REQUIREMENTS
Print all of the entries exactly, minus the pictures.

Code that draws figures
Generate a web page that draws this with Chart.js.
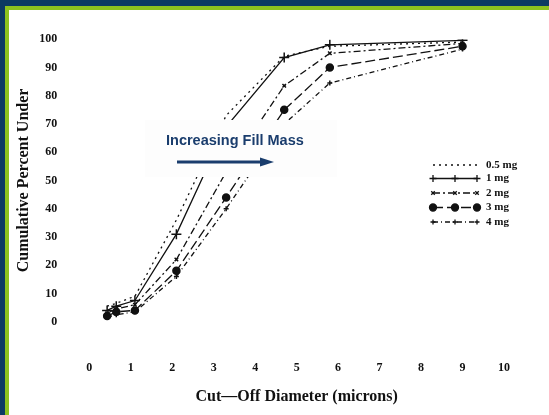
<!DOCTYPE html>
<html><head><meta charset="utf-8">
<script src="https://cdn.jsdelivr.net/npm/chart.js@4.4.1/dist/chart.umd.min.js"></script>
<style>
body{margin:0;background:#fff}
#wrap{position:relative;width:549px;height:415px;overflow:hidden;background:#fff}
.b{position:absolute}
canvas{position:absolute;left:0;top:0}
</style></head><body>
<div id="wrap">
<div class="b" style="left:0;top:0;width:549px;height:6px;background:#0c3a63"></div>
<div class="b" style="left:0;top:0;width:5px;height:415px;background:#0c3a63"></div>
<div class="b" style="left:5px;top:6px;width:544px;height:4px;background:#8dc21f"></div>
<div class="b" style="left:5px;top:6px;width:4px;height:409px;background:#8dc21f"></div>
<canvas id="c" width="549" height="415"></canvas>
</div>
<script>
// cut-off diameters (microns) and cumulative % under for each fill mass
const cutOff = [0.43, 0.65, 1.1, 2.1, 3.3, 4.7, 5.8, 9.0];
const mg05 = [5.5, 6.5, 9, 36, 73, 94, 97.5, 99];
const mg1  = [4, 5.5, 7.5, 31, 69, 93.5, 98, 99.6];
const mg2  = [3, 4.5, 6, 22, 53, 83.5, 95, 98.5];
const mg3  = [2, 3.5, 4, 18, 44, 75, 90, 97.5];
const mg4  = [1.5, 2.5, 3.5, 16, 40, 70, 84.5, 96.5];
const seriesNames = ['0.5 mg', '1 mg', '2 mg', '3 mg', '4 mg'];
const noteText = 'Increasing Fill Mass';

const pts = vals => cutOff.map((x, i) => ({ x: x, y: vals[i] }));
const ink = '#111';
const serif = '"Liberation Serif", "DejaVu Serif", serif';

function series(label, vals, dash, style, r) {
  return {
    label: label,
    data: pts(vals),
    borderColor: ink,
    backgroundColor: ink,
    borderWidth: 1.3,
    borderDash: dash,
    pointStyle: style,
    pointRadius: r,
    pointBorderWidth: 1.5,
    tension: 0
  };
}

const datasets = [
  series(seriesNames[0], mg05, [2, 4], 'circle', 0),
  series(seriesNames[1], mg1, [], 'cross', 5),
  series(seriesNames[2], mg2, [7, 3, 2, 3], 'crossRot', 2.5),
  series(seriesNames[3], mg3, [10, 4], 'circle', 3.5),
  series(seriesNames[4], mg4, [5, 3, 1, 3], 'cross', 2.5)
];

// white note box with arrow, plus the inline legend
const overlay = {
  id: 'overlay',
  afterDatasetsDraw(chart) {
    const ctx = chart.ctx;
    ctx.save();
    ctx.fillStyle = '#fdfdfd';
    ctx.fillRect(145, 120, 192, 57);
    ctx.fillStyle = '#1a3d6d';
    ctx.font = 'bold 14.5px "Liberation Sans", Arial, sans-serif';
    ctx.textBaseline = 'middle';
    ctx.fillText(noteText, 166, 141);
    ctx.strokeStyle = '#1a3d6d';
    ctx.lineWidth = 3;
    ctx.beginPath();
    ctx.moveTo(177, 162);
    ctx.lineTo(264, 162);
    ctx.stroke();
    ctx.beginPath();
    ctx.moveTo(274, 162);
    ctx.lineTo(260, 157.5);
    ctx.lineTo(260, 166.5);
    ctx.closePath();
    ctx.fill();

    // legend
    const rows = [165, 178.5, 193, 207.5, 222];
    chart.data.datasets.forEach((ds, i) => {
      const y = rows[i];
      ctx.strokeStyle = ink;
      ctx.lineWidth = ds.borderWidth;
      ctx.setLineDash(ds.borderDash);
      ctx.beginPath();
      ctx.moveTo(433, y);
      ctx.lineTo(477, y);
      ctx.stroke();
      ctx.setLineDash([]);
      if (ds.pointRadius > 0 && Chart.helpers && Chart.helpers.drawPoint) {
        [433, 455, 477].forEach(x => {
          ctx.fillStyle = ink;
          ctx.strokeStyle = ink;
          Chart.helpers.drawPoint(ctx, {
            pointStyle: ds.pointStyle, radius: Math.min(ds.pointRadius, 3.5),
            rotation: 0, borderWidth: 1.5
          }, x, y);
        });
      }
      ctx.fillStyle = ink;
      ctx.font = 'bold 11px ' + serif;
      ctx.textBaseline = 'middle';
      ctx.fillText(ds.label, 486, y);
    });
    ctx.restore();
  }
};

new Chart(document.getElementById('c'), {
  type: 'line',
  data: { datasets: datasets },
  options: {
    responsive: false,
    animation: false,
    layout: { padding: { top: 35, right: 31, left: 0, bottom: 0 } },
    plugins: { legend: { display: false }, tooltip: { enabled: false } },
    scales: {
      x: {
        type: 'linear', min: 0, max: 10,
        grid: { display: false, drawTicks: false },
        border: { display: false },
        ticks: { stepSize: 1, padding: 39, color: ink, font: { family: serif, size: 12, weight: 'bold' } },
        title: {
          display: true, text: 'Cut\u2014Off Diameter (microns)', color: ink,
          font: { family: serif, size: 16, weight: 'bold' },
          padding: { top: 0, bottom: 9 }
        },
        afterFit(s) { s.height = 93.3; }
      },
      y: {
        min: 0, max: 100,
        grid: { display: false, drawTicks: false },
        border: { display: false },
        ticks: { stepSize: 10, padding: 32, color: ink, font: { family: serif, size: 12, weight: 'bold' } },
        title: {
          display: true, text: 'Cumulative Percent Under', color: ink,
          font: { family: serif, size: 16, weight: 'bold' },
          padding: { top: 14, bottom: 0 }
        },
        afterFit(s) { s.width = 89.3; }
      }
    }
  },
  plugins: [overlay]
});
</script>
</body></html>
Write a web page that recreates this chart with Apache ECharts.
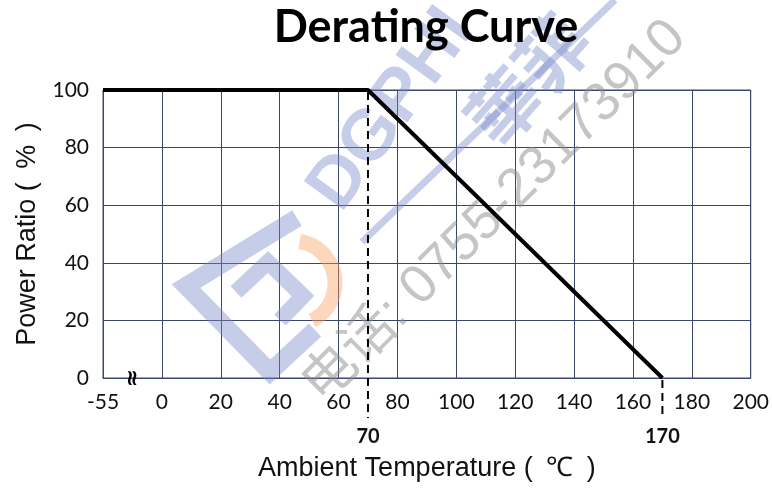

WRITTEN ANSWER
Generate a web page that draws this with Chart.js.
<!DOCTYPE html>
<html><head><meta charset="utf-8">
<script src="https://cdn.jsdelivr.net/npm/chart.js@4.4.1/dist/chart.umd.min.js"></script>
<style>
body{margin:0;background:#fff}
#wrap{position:relative;width:549px;height:415px;overflow:hidden;background:#fff}
.b{position:absolute}
canvas{position:absolute;left:0;top:0}
</style></head><body>
<div id="wrap">
<div class="b" style="left:0;top:0;width:549px;height:6px;background:#0c3a63"></div>
<div class="b" style="left:0;top:0;width:5px;height:415px;background:#0c3a63"></div>
<div class="b" style="left:5px;top:6px;width:544px;height:4px;background:#8dc21f"></div>
<div class="b" style="left:5px;top:6px;width:4px;height:409px;background:#8dc21f"></div>
<canvas id="c" width="549" height="415"></canvas>
</div>
<script>
// cut-off diameters (microns) and cumulative % under for each fill mass
const cutOff = [0.43, 0.65, 1.1, 2.1, 3.3, 4.7, 5.8, 9.0];
const mg05 = [5.5, 6.5, 9, 36, 73, 94, 97.5, 99];
const mg1  = [4, 5.5, 7.5, 31, 69, 93.5, 98, 99.6];
const mg2  = [3, 4.5, 6, 22, 53, 83.5, 95, 98.5];
const mg3  = [2, 3.5, 4, 18, 44, 75, 90, 97.5];
const mg4  = [1.5, 2.5, 3.5, 16, 40, 70, 84.5, 96.5];
const seriesNames = ['0.5 mg', '1 mg', '2 mg', '3 mg', '4 mg'];
const noteText = 'Increasing Fill Mass';

const pts = vals => cutOff.map((x, i) => ({ x: x, y: vals[i] }));
const ink = '#111';
const serif = '"Liberation Serif", "DejaVu Serif", serif';

function series(label, vals, dash, style, r) {
  return {
    label: label,
    data: pts(vals),
    borderColor: ink,
    backgroundColor: ink,
    borderWidth: 1.3,
    borderDash: dash,
    pointStyle: style,
    pointRadius: r,
    pointBorderWidth: 1.5,
    tension: 0
  };
}

const datasets = [
  series(seriesNames[0], mg05, [2, 4], 'circle', 0),
  series(seriesNames[1], mg1, [], 'cross', 5),
  series(seriesNames[2], mg2, [7, 3, 2, 3], 'crossRot', 2.5),
  series(seriesNames[3], mg3, [10, 4], 'circle', 3.5),
  series(seriesNames[4], mg4, [5, 3, 1, 3], 'cross', 2.5)
];

// white note box with arrow, plus the inline legend
const overlay = {
  id: 'overlay',
  afterDatasetsDraw(chart) {
    const ctx = chart.ctx;
    ctx.save();
    ctx.fillStyle = '#fdfdfd';
    ctx.fillRect(145, 120, 192, 57);
    ctx.fillStyle = '#1a3d6d';
    ctx.font = 'bold 14.5px "Liberation Sans", Arial, sans-serif';
    ctx.textBaseline = 'middle';
    ctx.fillText(noteText, 166, 141);
    ctx.strokeStyle = '#1a3d6d';
    ctx.lineWidth = 3;
    ctx.beginPath();
    ctx.moveTo(177, 162);
    ctx.lineTo(264, 162);
    ctx.stroke();
    ctx.beginPath();
    ctx.moveTo(274, 162);
    ctx.lineTo(260, 157.5);
    ctx.lineTo(260, 166.5);
    ctx.closePath();
    ctx.fill();

    // legend
    const rows = [165, 178.5, 193, 207.5, 222];
    chart.data.datasets.forEach((ds, i) => {
      const y = rows[i];
      ctx.strokeStyle = ink;
      ctx.lineWidth = ds.borderWidth;
      ctx.setLineDash(ds.borderDash);
      ctx.beginPath();
      ctx.moveTo(433, y);
      ctx.lineTo(477, y);
      ctx.stroke();
      ctx.setLineDash([]);
      if (ds.pointRadius > 0 && Chart.helpers && Chart.helpers.drawPoint) {
        [433, 455, 477].forEach(x => {
          ctx.fillStyle = ink;
          ctx.strokeStyle = ink;
          Chart.helpers.drawPoint(ctx, {
            pointStyle: ds.pointStyle, radius: Math.min(ds.pointRadius, 3.5),
            rotation: 0, borderWidth: 1.5
          }, x, y);
        });
      }
      ctx.fillStyle = ink;
      ctx.font = 'bold 11px ' + serif;
      ctx.textBaseline = 'middle';
      ctx.fillText(ds.label, 486, y);
    });
    ctx.restore();
  }
};

new Chart(document.getElementById('c'), {
  type: 'line',
  data: { datasets: datasets },
  options: {
    responsive: false,
    animation: false,
    layout: { padding: { top: 35, right: 31, left: 0, bottom: 0 } },
    plugins: { legend: { display: false }, tooltip: { enabled: false } },
    scales: {
      x: {
        type: 'linear', min: 0, max: 10,
        grid: { display: false, drawTicks: false },
        border: { display: false },
        ticks: { stepSize: 1, padding: 39, color: ink, font: { family: serif, size: 12, weight: 'bold' } },
        title: {
          display: true, text: 'Cut\u2014Off Diameter (microns)', color: ink,
          font: { family: serif, size: 16, weight: 'bold' },
          padding: { top: 0, bottom: 9 }
        },
        afterFit(s) { s.height = 93.3; }
      },
      y: {
        min: 0, max: 100,
        grid: { display: false, drawTicks: false },
        border: { display: false },
        ticks: { stepSize: 10, padding: 32, color: ink, font: { family: serif, size: 12, weight: 'bold' } },
        title: {
          display: true, text: 'Cumulative Percent Under', color: ink,
          font: { family: serif, size: 16, weight: 'bold' },
          padding: { top: 14, bottom: 0 }
        },
        afterFit(s) { s.width = 89.3; }
      }
    }
  },
  plugins: [overlay]
});
</script>
</body></html>
Write a web page that recreates this chart with Apache ECharts.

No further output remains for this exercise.